D’abord, disons que la CEDEAO n’a pas tout à fait à ce jour une force déjà constituée, disponible et prête à intervenir tout de suite. Depuis le sommet ordinaire du 4 décembre 2022 à Abuja où la question d’une force anti-putsch avait été soulevé, les contours de sujet demeure imprécis et presque flous. C’est pourquoi d’ailleurs depuis quelques jours on voit certains Etats (Sénégal, Cote d’ivoire, Benin, etc.) faire des manifestations de volonté en termes de mobilisation de militaires. C’est juste pour dire que ladite force est à ce jour en gestation et n’est pas encore arrêtée de manière définitive.
Ensuite, quand bien même la CEDEAO arrive à obtenir de ses Etats membres un effectif assez important de militaires, la question de la logistique et particulièrement d’appui aérienne demeure posée. Pourtant cet appui aérienne est indispensable en cas d’intervention au regard de la géolocalisation particulière du palais présidentielle du Niger qui se situe en plein cœur de la ville de Niamey.
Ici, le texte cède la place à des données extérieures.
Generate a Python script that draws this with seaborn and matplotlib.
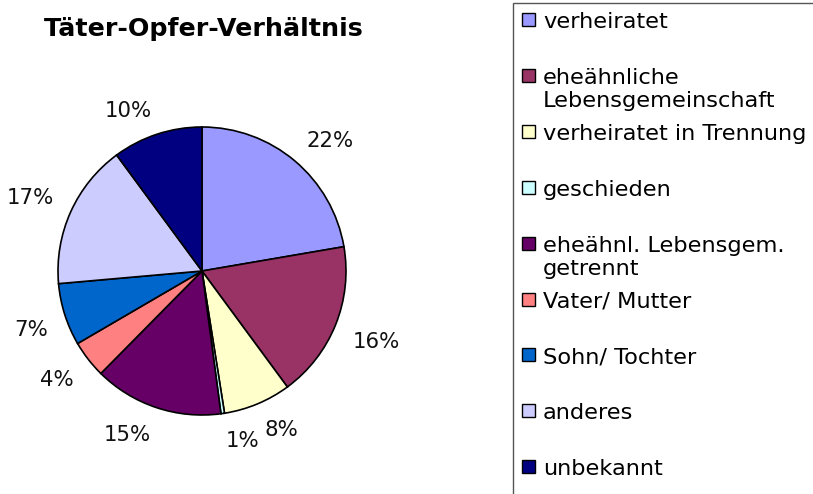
import matplotlib
matplotlib.use("Agg")
import numpy as np
import matplotlib.pyplot as plt
import seaborn as sns
from matplotlib.patches import Rectangle

sns.set_theme(style="white")
plt.rcParams['font.family'] = ['DejaVu Sans']

categories = ["verheiratet", "eheähnliche\nLebensgemeinschaft", "verheiratet in Trennung",
              "geschieden", "eheähnl. Lebensgem.\ngetrennt", "Vater/ Mutter",
              "Sohn/ Tochter", "anderes", "unbekannt"]
values = [22.3, 17.6, 7.6, 0.4, 14.5, 4.2, 7.0, 16.3, 10.1]
pct_labels = ["22%", "16%", "8%", "1%", "15%", "4%", "7%", "17%", "10%"]
colors = ["#9999FF", "#993366", "#FFFFCC", "#CCFFFF", "#660066",
          "#FF8080", "#0066CC", "#CCCCFF", "#000080"]
title = "Täter-Opfer-Verhältnis"

W, H = 813, 494
fig = plt.figure(figsize=(W / 100, H / 100), dpi=100)
fig.patch.set_facecolor("white")

# pie axes: center (202, 271) px, radius 144 px
R = 144
cx, cy = 202, 271
lim = 1.4
side = 2 * lim * R
ax = fig.add_axes([(cx - side / 2) / W, (H - cy - side / 2) / H, side / W, side / H])
wedges, _ = ax.pie(values, colors=colors, startangle=90, counterclock=False,
                   wedgeprops=dict(edgecolor="black", linewidth=1.2))
for w, lab in zip(wedges, pct_labels):
    mid = np.deg2rad((w.theta1 + w.theta2) / 2)
    x, y = 1.125 * np.cos(mid), 1.125 * np.sin(mid)
    ax.text(x, y, lab, ha="left" if x > 0 else "right",
            va="baseline" if y > 0 else "top", fontsize=15.3, color="#111111")
ax.set_xlim(-lim, lim)
ax.set_ylim(-lim, lim)
ax.set_aspect("equal")
ax.axis("off")

fig.text(204 / W, 1 - 36 / H, title, ha="center", va="baseline",
         fontsize=18.3, fontweight="bold", color="black")

# legend box
fig.patches.append(Rectangle((512.5 / W, -0.1), 1.0, (H - 2.7) / H + 0.1,
                             transform=fig.transFigure, facecolor="white",
                             edgecolor="#555555", linewidth=1.0, zorder=0))
slot = 55.9
line_h = 23.3
for i, (lab, col) in enumerate(zip(categories, colors)):
    ymid = 19.5 + i * slot
    fig.patches.append(Rectangle((522 / W, 1 - (ymid + 6.5) / H), 13 / W, 13 / H,
                                 transform=fig.transFigure, facecolor=col,
                                 edgecolor="black", linewidth=1.0, zorder=2))
    for j, line in enumerate(lab.split("\n")):
        fig.text(543 / W, 1 - (ymid + 8.5 + j * line_h) / H, line, ha="left",
                 va="baseline", fontsize=16.2, color="black")

fig.savefig("out.png", dpi=100)
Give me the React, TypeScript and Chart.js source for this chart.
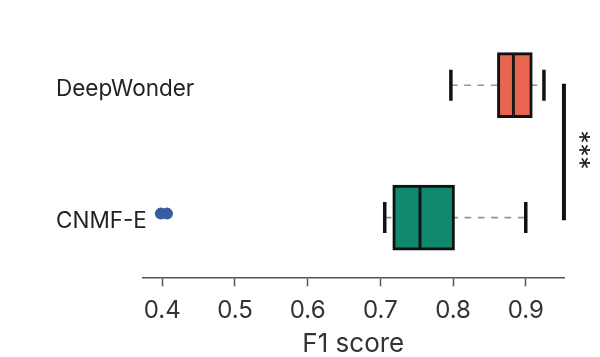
import React, { useEffect, useRef } from 'react';
import { Chart, registerables } from 'chart.js';

Chart.register(...registerables);

// ---- data ----
const categories = ['CNMF-E', 'DeepWonder'];
const categoryPositions = [0, 1];
const minValues = [0.706, 0.797];
const q1Values = [0.717, 0.861];
const medianValues = [0.7545, 0.883];
const q3Values = [0.802, 0.909];
const maxValues = [0.9, 0.925];
const boxColors = ['#108A6E', '#E8654F'];
const outlierValues = [0.398, 0.4065];
const outlierPosition = 0.03;
const xTickValues = [0.4, 0.5, 0.6, 0.7, 0.8, 0.9];
const xTitle = 'F1 score';
const significanceLabel = '***';
const bracketX = 0.9525;
const bracketFrom = 1.01;
const bracketTo = -0.02;
const significanceTextX = 0.973;
const significanceTextY = 0.51;

const FONT = 'Inter, "Noto Sans", sans-serif';

const sigPlugin = {
  id: 'sigText',
  afterDatasetsDraw(chart: any) {
    const { ctx, scales } = chart;
    const px = scales.x.getPixelForValue(significanceTextX);
    const py = scales.y.getPixelForValue(significanceTextY);
    ctx.save();
    ctx.translate(px, py);
    ctx.rotate(Math.PI / 2);
    ctx.font = `26px ${FONT}`;
    ctx.fillStyle = '#222';
    ctx.textAlign = 'center';
    ctx.textBaseline = 'middle';
    ctx.fillText(significanceLabel, 0, 0);
    ctx.restore();
  },
};

export default function App() {
  const ref = useRef<HTMLCanvasElement | null>(null);

  useEffect(() => {
    if (!ref.current) return;

    const whiskerSets = categories.map((_, i) => ({
      type: 'line',
      data: [
        { x: minValues[i], y: categoryPositions[i] },
        { x: maxValues[i], y: categoryPositions[i] },
      ],
      borderColor: '#959595',
      borderWidth: 1.6,
      borderDash: [6.7, 6.6],
      pointRadius: 0,
      order: 3,
    }));

    const chart = new Chart(ref.current, {
      type: 'bar',
      data: {
        datasets: [
          {
            type: 'scatter',
            data: categories.flatMap((_, i) => [
              { x: minValues[i], y: categoryPositions[i] },
              { x: maxValues[i], y: categoryPositions[i] },
            ]),
            pointStyle: 'line',
            rotation: 90,
            radius: 15.5,
            borderWidth: 3.5,
            borderColor: '#111',
            order: 0,
          },
          {
            type: 'scatter',
            data: outlierValues.map((v) => ({ x: v, y: outlierPosition })),
            pointStyle: 'circle',
            radius: 6,
            backgroundColor: '#3A5BA2',
            borderWidth: 0,
            order: 0,
          },
          {
            type: 'line',
            data: [
              { x: bracketX, y: bracketFrom },
              { x: bracketX, y: bracketTo },
            ],
            borderColor: '#111',
            borderWidth: 4,
            pointRadius: 0,
            clip: false,
            order: 0,
          },
          {
            type: 'bar',
            data: categories.map((_, i) => ({ x: [q1Values[i], medianValues[i]], y: categoryPositions[i] })),
            backgroundColor: boxColors,
            borderColor: '#111',
            borderWidth: { top: 3, bottom: 3, left: 3, right: 1.8 },
            borderSkipped: false,
            barThickness: 65,
            grouped: false,
            order: 1,
          },
          {
            type: 'bar',
            data: categories.map((_, i) => ({ x: [medianValues[i], q3Values[i]], y: categoryPositions[i] })),
            backgroundColor: boxColors,
            borderColor: '#111',
            borderWidth: { top: 3, bottom: 3, left: 1.8, right: 3 },
            borderSkipped: false,
            barThickness: 65,
            grouped: false,
            order: 1,
          },
          ...whiskerSets,
        ] as any,
      },
      options: {
        indexAxis: 'y',
        animation: false,
        responsive: true,
        maintainAspectRatio: false,
        layout: { padding: { left: 56, right: 35.7, top: 17.5, bottom: 0 } },
        plugins: { legend: { display: false }, tooltip: { enabled: false } },
        scales: {
          x: {
            type: 'linear',
            position: 'bottom',
            min: 0.3725,
            max: 0.953,
            offset: false,
            afterBuildTicks: (s: any) => {
              s.ticks = xTickValues.map((v) => ({ value: v }));
            },
            afterFit: (s: any) => {
              s.height = 79.7;
            },
            ticks: {
              callback: (v: any) => Number(v).toFixed(1),
              font: { family: FONT, size: 24 },
              color: '#333',
              padding: 10,
              maxRotation: 0,
              autoSkip: false,
            },
            grid: {
              display: true,
              offset: false,
              drawOnChartArea: false,
              drawTicks: true,
              tickLength: 9,
              tickWidth: 1.5,
              tickColor: '#555',
            },
            border: { display: true, color: '#555', width: 1.5 },
            title: {
              display: true,
              text: xTitle,
              font: { family: FONT, size: 26, lineHeight: 1 },
              color: '#333',
              padding: { top: 0, bottom: 0 },
            },
          },
          y: {
            type: 'linear',
            position: 'left',
            min: -0.451,
            max: 1.5,
            offset: false,
            afterBuildTicks: (s: any) => {
              s.ticks = categoryPositions.map((v) => ({ value: v }));
            },
            afterFit: (s: any) => {
              s.width = 86.3;
            },
            ticks: {
              // blank first line nudges the label a few pixels below the box centre, as in the reference
              callback: (_v: any, i: number) => ['', categories[i]],
              mirror: true,
              padding: -86.3,
              font: { family: FONT, size: 22.5, lineHeight: '8px' },
              color: '#222',
            },
            grid: { display: false, offset: false, drawTicks: false },
            border: { display: false },
          },
        },
      } as any,
      plugins: [sigPlugin],
    });

    return () => chart.destroy();
  }, []);

  return (
    <div style={{ position: 'fixed', left: 0, top: 0, width: 600, height: 357, background: '#fff' }}>
      <canvas ref={ref} />
    </div>
  );
}
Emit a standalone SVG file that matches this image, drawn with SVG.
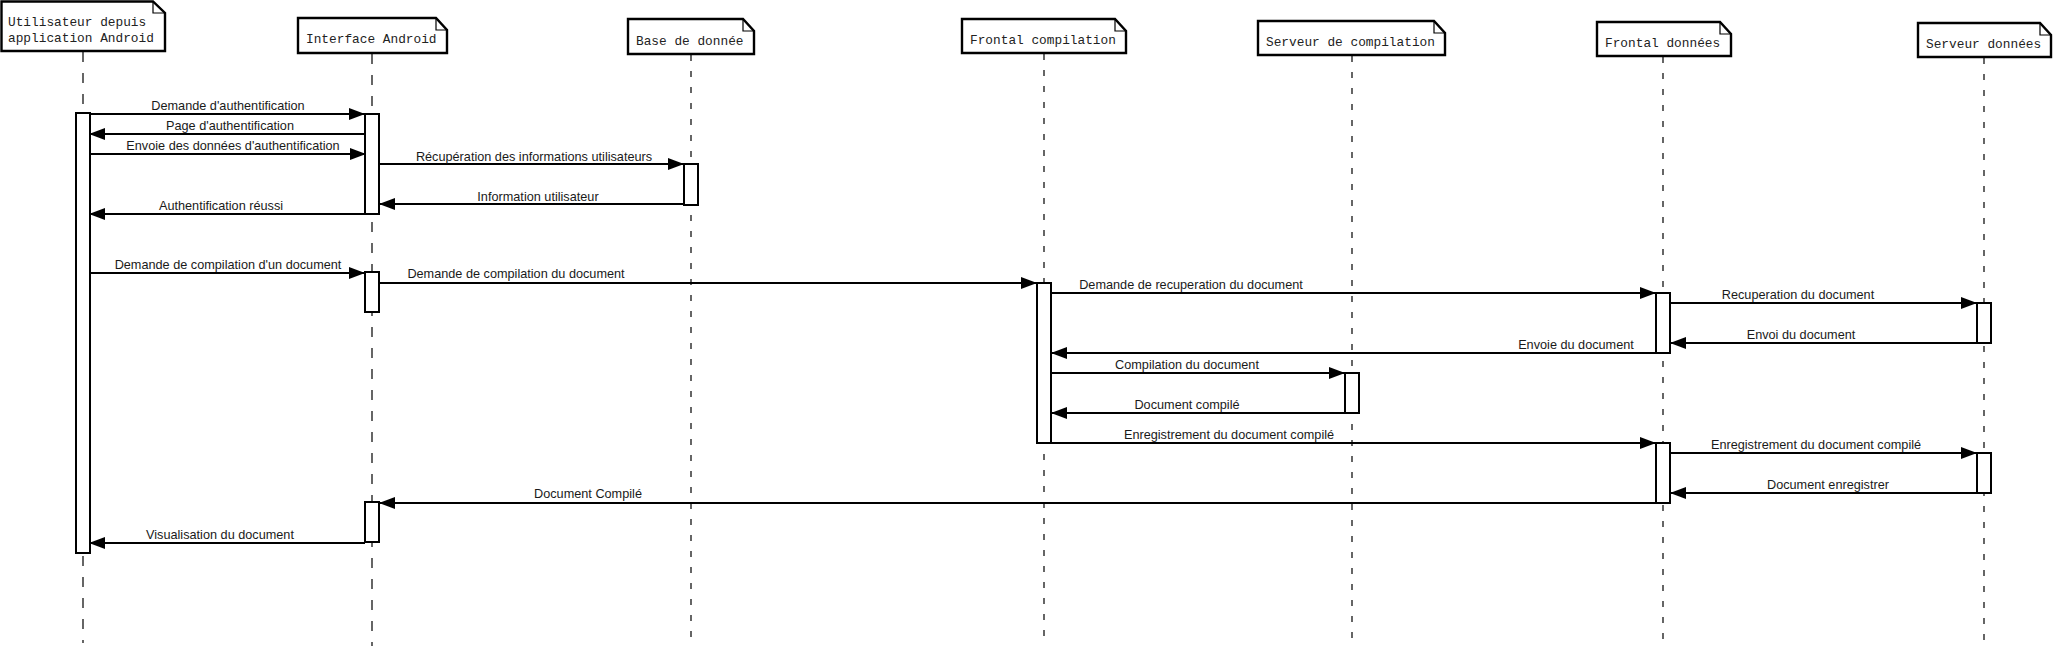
<svg xmlns="http://www.w3.org/2000/svg" width="2053" height="650" viewBox="0 0 2053 650">
<style>
.bg{fill:#fff}
.hdr{fill:#fff;stroke:#000;stroke-width:2.4;stroke-linejoin:miter}
.fold{fill:none;stroke:#000;stroke-width:1.2}
.htxt{font-family:"Liberation Mono","Courier New",monospace;font-size:12.8px;fill:#222}
.life{stroke:#000;stroke-width:1.2;fill:none}
.life1{stroke-dasharray:10 11}
.life2{stroke-dasharray:6 10}
.bar{fill:#fff;stroke:#000;stroke-width:2}
.msg{stroke:#000;stroke-width:2;fill:none;marker-end:url(#arr)}
.mtxt{font-family:"Liberation Sans",Arial,sans-serif;font-size:12.7px;fill:#1a1a1a;text-anchor:middle}
</style>
<defs>
<marker id="arr" markerUnits="userSpaceOnUse" markerWidth="17" markerHeight="13" refX="16" refY="6" orient="auto">
<path d="M0,0 L16,6 L0,12 Z" fill="#000"/>
</marker>
</defs>
<rect class="bg" x="0" y="0" width="2053" height="650"/>

<g id="lifelines">
<line class="life life1" x1="83" y1="52" x2="83" y2="643"/>
<line class="life life1" x1="372" y1="54" x2="372" y2="646"/>
<line class="life life2" x1="691" y1="55" x2="691" y2="644"/>
<line class="life life2" x1="1044" y1="54" x2="1044" y2="644"/>
<line class="life life2" x1="1352" y1="56" x2="1352" y2="638"/>
<line class="life life2" x1="1663" y1="57" x2="1663" y2="640"/>
<line class="life life2" x1="1984" y1="58" x2="1984" y2="640"/>
</g>

<g id="user">
<path class="hdr" d="M1.5,1.5 H153 L165,13 V51 H1.5 Z"/>
<path class="fold" d="M153,1.5 V13 H165"/>
<text class="htxt" x="8" y="26">Utilisateur depuis</text>
<text class="htxt" x="8" y="42">application Android</text>
<rect class="bar" x="76" y="113" width="14" height="440"/>
</g>

<g id="interface">
<path class="hdr" d="M298,18 H436 L447,30 V53 H298 Z"/>
<path class="fold" d="M436,18 V30 H447"/>
<text class="htxt" x="306" y="43">Interface Android</text>
<rect class="bar" x="365" y="114" width="14" height="100"/>
<rect class="bar" x="365" y="272" width="14" height="40"/>
<rect class="bar" x="365" y="502" width="14" height="40"/>
</g>

<g id="base">
<path class="hdr" d="M628,19 H743 L754,31 V54 H628 Z"/>
<path class="fold" d="M743,19 V31 H754"/>
<text class="htxt" x="636" y="45">Base de donnée</text>
<rect class="bar" x="684" y="164" width="14" height="41"/>
</g>

<g id="frontal-compilation">
<path class="hdr" d="M962,19 H1115 L1126,31 V53 H962 Z"/>
<path class="fold" d="M1115,19 V31 H1126"/>
<text class="htxt" x="970" y="44">Frontal compilation</text>
<rect class="bar" x="1037" y="283" width="14" height="160"/>
</g>

<g id="serveur-compilation">
<path class="hdr" d="M1258,21 H1434 L1445,33 V55 H1258 Z"/>
<path class="fold" d="M1434,21 V33 H1445"/>
<text class="htxt" x="1266" y="46">Serveur de compilation</text>
<rect class="bar" x="1345" y="373" width="14" height="40"/>
</g>

<g id="frontal-donnees">
<path class="hdr" d="M1597,22 H1720 L1731,34 V56 H1597 Z"/>
<path class="fold" d="M1720,22 V34 H1731"/>
<text class="htxt" x="1605" y="47">Frontal données</text>
<rect class="bar" x="1656" y="293" width="14" height="60"/>
<rect class="bar" x="1656" y="443" width="14" height="60"/>
</g>

<g id="serveur-donnees">
<path class="hdr" d="M1918,23 H2040 L2051,35 V57 H1918 Z"/>
<path class="fold" d="M2040,23 V35 H2051"/>
<text class="htxt" x="1926" y="48">Serveur données</text>
<rect class="bar" x="1977" y="303" width="14" height="40"/>
<rect class="bar" x="1977" y="453" width="14" height="40"/>
</g>

<g id="connectors">
<line class="msg" x1="90" y1="114" x2="365" y2="114"/>
<text class="mtxt" x="228" y="110">Demande d'authentification</text>
<line class="msg" x1="365" y1="134" x2="89" y2="134"/>
<text class="mtxt" x="230" y="130">Page d'authentification</text>
<line class="msg" x1="90" y1="154" x2="366" y2="154"/>
<text class="mtxt" x="233" y="150">Envoie des données d'authentification</text>
<line class="msg" x1="379" y1="164" x2="684" y2="164"/>
<text class="mtxt" x="534" y="161">Récupération des informations utilisateurs</text>
<line class="msg" x1="684" y1="204" x2="379" y2="204"/>
<text class="mtxt" x="538" y="201">Information utilisateur</text>
<line class="msg" x1="365" y1="214" x2="89" y2="214"/>
<text class="mtxt" x="221" y="210">Authentification réussi</text>
<line class="msg" x1="90" y1="273" x2="365" y2="273"/>
<text class="mtxt" x="228" y="269">Demande de compilation d'un document</text>
<line class="msg" x1="379" y1="283" x2="1037" y2="283"/>
<text class="mtxt" x="516" y="278">Demande de compilation du document</text>
<line class="msg" x1="1051" y1="293" x2="1656" y2="293"/>
<text class="mtxt" x="1191" y="289">Demande de recuperation du document</text>
<line class="msg" x1="1670" y1="303" x2="1977" y2="303"/>
<text class="mtxt" x="1798" y="299">Recuperation du document</text>
<line class="msg" x1="1977" y1="343" x2="1670" y2="343"/>
<text class="mtxt" x="1801" y="339">Envoi du document</text>
<line class="msg" x1="1656" y1="353" x2="1051" y2="353"/>
<text class="mtxt" x="1576" y="349">Envoie du document</text>
<line class="msg" x1="1051" y1="373" x2="1345" y2="373"/>
<text class="mtxt" x="1187" y="369">Compilation du document</text>
<line class="msg" x1="1345" y1="413" x2="1051" y2="413"/>
<text class="mtxt" x="1187" y="409">Document compilé</text>
<line class="msg" x1="1051" y1="443" x2="1656" y2="443"/>
<text class="mtxt" x="1229" y="439">Enregistrement du document compilé</text>
<line class="msg" x1="1670" y1="453" x2="1977" y2="453"/>
<text class="mtxt" x="1816" y="449">Enregistrement du document compilé</text>
<line class="msg" x1="1977" y1="493" x2="1670" y2="493"/>
<text class="mtxt" x="1828" y="489">Document enregistrer</text>
<line class="msg" x1="1656" y1="503" x2="379" y2="503"/>
<text class="mtxt" x="588" y="498">Document Compilé</text>
<line class="msg" x1="365" y1="543" x2="89" y2="543"/>
<text class="mtxt" x="220" y="539">Visualisation du document</text>
</g>
</svg>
Comment faire donc une intervention militaire sans pour autant causer des dommages civils collatéraux ? Telle est la grande problématique.
Enfin, l’hypothèse d’un embrasement général n’est pas à écarter en cas d’intervention militaire de la CEDEAO au Niger. N’oublions pas que le Mali, le Burkina-Faso et la Guinée ont laissé entendre de leur côté que toute intervention de la CEDEAO s’assimilerait à une déclaration de guerre. Cette hypothèse est à prendre au sérieux car si jamais elle s’avère, elle pourrait précipiter tout le Sahel et toute l’Afrique de l’Ouest dans une guerre effroyable aux conséquences insondables. La plupart des Etats du Sahel, déjà faillis, pourraient ainsi faire face à un risque de dislocation, exposant les populations à des situations humanitaires exécrables.
Pour toutes ces raisons susmentionnées, je demeure convaincu que l’intervention militaire est bien plus une posture d’intimidation que toute autre chose. Dans ce genre de situation, la sagesse recommande de privilégier la voie diplomatique, le dialogue et la négociation.